- Oil prices surged to the highest levels in more than two years after the Saudi crown prince purged a number of princes and ministers.
- International benchmark Brent crude topped $64 a barrel, while U.S. crude broke above $57.
- Analysts cautioned against pinning the surge on any one headline, but instead pointed to a growing cloud of geopolitical uncertainty.
Oil prices surged to their highest levels since the summer of 2015 on Monday as a major political shakeup in Saudi Arabia underpinned a rally fueled by geopolitical risk, analysts said.
Crude futures hit the new highs overnight after the powerful Saudi Crown Prince Mohammad bin Salman coordinated the arrest of several princes and ministers, ostensibly as part of crackdown on corruption.
Prices pulled back in morning trade as the market digested a wealth of analysis on the Saudi purge, but futures suddenly shot higher at midday. International benchmark oil topped $64 a barrel for the first time since June 2015. Meanwhile U.S. West Texas Intermediate crude broke above $57, a level the market has not seen since July 2015.
WTI finished Monday's session $1.71 or 3.1 percent, higher at $57.35. Brent was trading up $2.04, or 3.3 percent, at $64.11 by 2:27 p.m. ET.
U.S. crude intraday performance
Analysts cautioned against pinning the surge on any one headline, or even the Saudi arrests alone. Instead, they said a growing cloud of geopolitical uncertainty was unleashing animal spirits in an already bullish market.
"You can grab all sorts of different headlines when you have a runaway market, and this is a runaway market right now," said Tom Kloza, global head of energy analysis at Oil Price Information Service.
In this kind of environment, "people throw caution to the wind, and this is like the grand finale of fireworks," he said.
On Monday, Nigeria's oil minister signaled his country might be ready to contribute to OPEC-led output cuts to help bolster the market.
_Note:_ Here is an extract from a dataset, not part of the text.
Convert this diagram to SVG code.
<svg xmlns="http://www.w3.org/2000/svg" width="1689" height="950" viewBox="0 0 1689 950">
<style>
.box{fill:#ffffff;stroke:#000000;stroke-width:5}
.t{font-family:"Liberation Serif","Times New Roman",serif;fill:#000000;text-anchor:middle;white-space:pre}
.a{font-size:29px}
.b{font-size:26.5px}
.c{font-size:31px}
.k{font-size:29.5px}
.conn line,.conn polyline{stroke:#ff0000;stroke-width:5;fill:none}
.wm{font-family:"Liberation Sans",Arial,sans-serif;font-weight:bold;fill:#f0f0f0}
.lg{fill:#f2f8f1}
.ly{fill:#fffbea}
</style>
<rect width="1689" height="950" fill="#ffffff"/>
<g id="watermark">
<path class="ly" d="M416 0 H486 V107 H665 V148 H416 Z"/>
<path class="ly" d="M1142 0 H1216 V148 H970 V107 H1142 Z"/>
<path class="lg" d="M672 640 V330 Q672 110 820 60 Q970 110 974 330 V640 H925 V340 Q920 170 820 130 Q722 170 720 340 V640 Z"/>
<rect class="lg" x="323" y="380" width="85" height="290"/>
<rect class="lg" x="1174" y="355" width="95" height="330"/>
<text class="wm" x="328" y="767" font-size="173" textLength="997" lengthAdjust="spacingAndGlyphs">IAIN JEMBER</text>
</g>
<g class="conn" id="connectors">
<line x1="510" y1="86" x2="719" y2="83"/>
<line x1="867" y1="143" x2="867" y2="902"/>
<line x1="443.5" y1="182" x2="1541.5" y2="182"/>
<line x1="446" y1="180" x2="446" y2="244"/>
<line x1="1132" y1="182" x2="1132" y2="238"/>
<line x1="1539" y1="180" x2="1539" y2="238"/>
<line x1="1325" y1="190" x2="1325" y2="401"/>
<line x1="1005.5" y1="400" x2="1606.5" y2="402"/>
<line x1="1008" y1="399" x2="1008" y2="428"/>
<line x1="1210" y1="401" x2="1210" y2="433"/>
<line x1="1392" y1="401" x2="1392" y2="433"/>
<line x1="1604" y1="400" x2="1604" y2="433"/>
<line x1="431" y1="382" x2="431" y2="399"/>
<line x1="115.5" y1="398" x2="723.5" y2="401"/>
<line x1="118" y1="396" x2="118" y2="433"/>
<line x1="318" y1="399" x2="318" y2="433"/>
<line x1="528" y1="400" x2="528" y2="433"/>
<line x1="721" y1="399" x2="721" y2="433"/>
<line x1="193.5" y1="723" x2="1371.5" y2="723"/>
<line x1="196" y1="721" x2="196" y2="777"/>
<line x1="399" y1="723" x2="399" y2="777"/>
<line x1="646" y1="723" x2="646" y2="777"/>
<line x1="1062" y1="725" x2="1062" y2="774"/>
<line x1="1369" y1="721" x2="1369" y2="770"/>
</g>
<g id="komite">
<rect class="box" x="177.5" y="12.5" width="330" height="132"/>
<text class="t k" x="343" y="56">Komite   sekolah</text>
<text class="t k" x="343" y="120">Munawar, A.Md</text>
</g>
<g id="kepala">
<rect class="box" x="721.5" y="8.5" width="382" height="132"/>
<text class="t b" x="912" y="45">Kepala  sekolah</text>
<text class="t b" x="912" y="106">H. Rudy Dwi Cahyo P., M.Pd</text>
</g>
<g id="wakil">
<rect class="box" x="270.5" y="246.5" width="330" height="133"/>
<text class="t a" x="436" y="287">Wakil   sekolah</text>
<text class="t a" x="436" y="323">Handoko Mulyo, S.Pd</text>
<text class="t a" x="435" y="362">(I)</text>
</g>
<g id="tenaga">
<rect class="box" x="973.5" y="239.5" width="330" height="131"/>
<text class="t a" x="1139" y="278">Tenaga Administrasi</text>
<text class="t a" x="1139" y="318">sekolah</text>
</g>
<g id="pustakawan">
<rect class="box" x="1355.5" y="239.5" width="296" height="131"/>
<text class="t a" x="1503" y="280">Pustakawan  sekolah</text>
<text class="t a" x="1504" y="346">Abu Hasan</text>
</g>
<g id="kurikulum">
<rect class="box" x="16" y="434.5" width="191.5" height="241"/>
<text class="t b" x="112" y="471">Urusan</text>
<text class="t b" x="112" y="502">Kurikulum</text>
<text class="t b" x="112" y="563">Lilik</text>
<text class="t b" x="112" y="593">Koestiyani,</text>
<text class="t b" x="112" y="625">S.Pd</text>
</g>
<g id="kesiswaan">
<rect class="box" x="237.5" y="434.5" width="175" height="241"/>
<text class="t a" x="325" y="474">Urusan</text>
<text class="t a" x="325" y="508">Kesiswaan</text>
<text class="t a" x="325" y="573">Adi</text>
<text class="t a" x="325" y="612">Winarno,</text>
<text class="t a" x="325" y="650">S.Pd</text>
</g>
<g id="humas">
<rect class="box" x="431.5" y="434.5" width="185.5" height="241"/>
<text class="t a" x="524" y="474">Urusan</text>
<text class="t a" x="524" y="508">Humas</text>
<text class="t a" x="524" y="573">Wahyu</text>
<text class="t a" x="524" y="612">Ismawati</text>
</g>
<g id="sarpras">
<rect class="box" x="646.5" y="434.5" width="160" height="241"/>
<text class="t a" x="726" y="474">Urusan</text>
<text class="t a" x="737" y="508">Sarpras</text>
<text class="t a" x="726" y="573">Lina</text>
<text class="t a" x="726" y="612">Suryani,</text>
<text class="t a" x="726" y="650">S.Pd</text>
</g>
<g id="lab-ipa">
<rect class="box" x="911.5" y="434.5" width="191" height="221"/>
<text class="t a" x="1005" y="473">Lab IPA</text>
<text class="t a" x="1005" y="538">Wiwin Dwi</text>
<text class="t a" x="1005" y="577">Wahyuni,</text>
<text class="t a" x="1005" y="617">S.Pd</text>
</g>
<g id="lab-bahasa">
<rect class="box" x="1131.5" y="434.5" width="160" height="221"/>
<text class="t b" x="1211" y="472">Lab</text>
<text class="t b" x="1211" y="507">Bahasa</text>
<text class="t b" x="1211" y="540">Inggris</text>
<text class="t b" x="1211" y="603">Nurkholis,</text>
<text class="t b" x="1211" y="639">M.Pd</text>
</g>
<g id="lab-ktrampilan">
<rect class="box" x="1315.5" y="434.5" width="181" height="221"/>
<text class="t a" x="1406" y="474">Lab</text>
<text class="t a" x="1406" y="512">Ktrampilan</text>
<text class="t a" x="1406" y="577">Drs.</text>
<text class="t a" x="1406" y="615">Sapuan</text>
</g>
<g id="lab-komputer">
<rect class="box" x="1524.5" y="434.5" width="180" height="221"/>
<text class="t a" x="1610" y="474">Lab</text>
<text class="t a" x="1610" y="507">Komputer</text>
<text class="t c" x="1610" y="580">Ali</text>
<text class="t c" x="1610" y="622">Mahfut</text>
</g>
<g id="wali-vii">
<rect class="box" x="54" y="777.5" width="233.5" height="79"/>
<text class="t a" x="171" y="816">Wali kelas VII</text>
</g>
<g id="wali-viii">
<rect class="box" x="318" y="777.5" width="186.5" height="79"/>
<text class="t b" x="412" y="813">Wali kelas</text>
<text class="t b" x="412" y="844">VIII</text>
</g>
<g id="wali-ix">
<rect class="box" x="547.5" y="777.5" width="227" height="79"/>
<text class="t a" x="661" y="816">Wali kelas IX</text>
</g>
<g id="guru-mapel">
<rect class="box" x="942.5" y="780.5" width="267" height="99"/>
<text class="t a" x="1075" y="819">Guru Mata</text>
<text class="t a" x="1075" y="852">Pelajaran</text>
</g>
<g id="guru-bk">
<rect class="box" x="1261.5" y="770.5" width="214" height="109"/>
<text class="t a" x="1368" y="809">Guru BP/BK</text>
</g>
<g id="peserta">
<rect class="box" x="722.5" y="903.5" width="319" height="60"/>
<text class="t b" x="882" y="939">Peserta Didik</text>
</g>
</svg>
OPEC has aimed to keep 1.8 million barrels a day off the market this year to shrink brimming global crude stockpiles. Nigeria, OPEC'a biggest African producer, was exempt because a wave of attacks sidelined much of its oil supply last year.
"We're in a bullish phase, so any kind of comment like this, the market seems to be reacting strongly to," said John Kilduff, founding partner at energy hedge fund Again Capital.
Andy Lipow, president of Lipow Oil Associates, also noted that the Niger Delta Avengers, the group behind energy sector sabotage in Nigeria, backed out of a ceasefire on Friday.
The firing of a rocket from Yemen toward the Saudi capital of Riyadh this weekend added fuel to the fire, he said. Saudi Arabia is waging a war against Iran-supported rebels in Yemen.
The resignation of Lebanese Prime Minister Saad al-Harri, who called out the destabilizing Iranian influence in his country is also a sign of escalating tensions between Sunni Muslim Saudi Arabia and Shiite-controlled Iran, Lipow added.
"I think [the rally is] just continued follow through on the geopolitical unease that's now filtering through the market," he told CNBC.
In recent weeks, oil prices have been bolstered by a conflict between Iraqi Kurds and the central government in Baghdad that has disrupted supplies, as well as U.S. President Donald Trump's refusal to certify a deal with Iran that lifted sanctions on the nation's energy sector last year.
Signs of stronger demand and declining crude inventories has also boosted prices.
Oil prices are more likely to rise toward $70 a barrel than fall back toward $50 a barrel, Roberto Friedlander, head of energy trading at Seaport Global Securities, wrote in a morning briefing on Monday. He views the events in Saudi Arabia over the weekend as a sign that Crown Prince Mohammad bin Salman is consolidating power as he seeks to reshape the economy, a project that requires the Saudis to keep oil prices near current levels.